According to the Criminal Code of Canada, public mischief involves “making a false statement that accuses some other person of having committed an offence.”
McCallum, who also chairs the Surrey Police Board, has his first court appearance scheduled for Jan. 25, 2022.
In a response to a request for comment, his office would only say in an email, “We are in the middle of changing from RCMP to the Surrey Police Service and as this matter is before the courts, I will not be making any comment.”
The Surrey Police Board issued a statement Friday saying it was “aware of the legal situation” and that McCallum would remain board chair.

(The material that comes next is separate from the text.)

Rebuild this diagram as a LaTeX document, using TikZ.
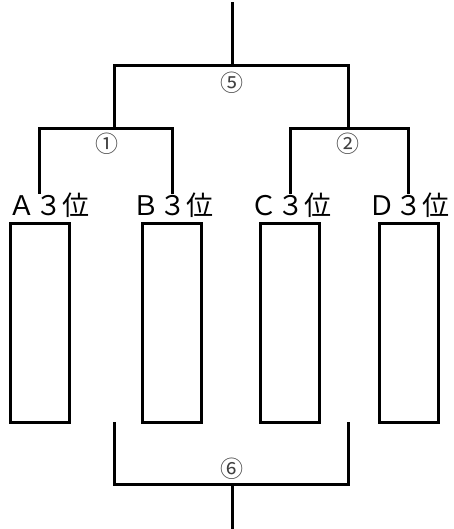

“Per the BC Police Act, the chair of the board must be the mayor of the municipality and has a non-voting role on the board, except in the case of a tie,” it said.
“While the Board is bound by the Police Act on this matter, it is important to stress the Board’s independence from the Chair of the Board. All Board Directors, excluding one municipal appointment and the mayor as chair, are appointed by the Provincial government.”
Speaking on CKNW’s The Jill Bennett Show Friday, Surrey Coun. Jack Hundial called for the mayor to resign.
“When you reach a certain point as an elected official, not only as the Mayor of Surrey but also the chair of the Surrey Police Board, I do not believe that he has the moral authority to govern any further and he needs to step down,” Hundial said.
Hundial said he expected the issue to be raised at Surrey’s next council meeting on Dec. 20.
The Surrey Police Vote campaign also called for McCallum’s resignation Friday, and said the mayor should recuse himself from any council discussions or votes on policing issues while his case was before the courts.
“Surrey Police Vote said at the time of this charges-related incident that Mayor McCallum was wrong to interfere and intimidate our Elections BC-authorized Initiative petition volunteers at Save-On Foods in Surrey by trying to have them removed,” campaign strategist Bill Tieleman said in a media release.
“Mayor McCallum intentionally tried to stop our Initiative petition process on this and several other occasions, including sending by-laws officers to fine volunteers collecting signatures in public parks, because he is terrified at the prospect of a democratic referendum voting down the expensive and unnecessary Surrey Police Service.”
There is currently no legal mechanism in B.C. to force an elected official charged or convicted of a crime to resign from office.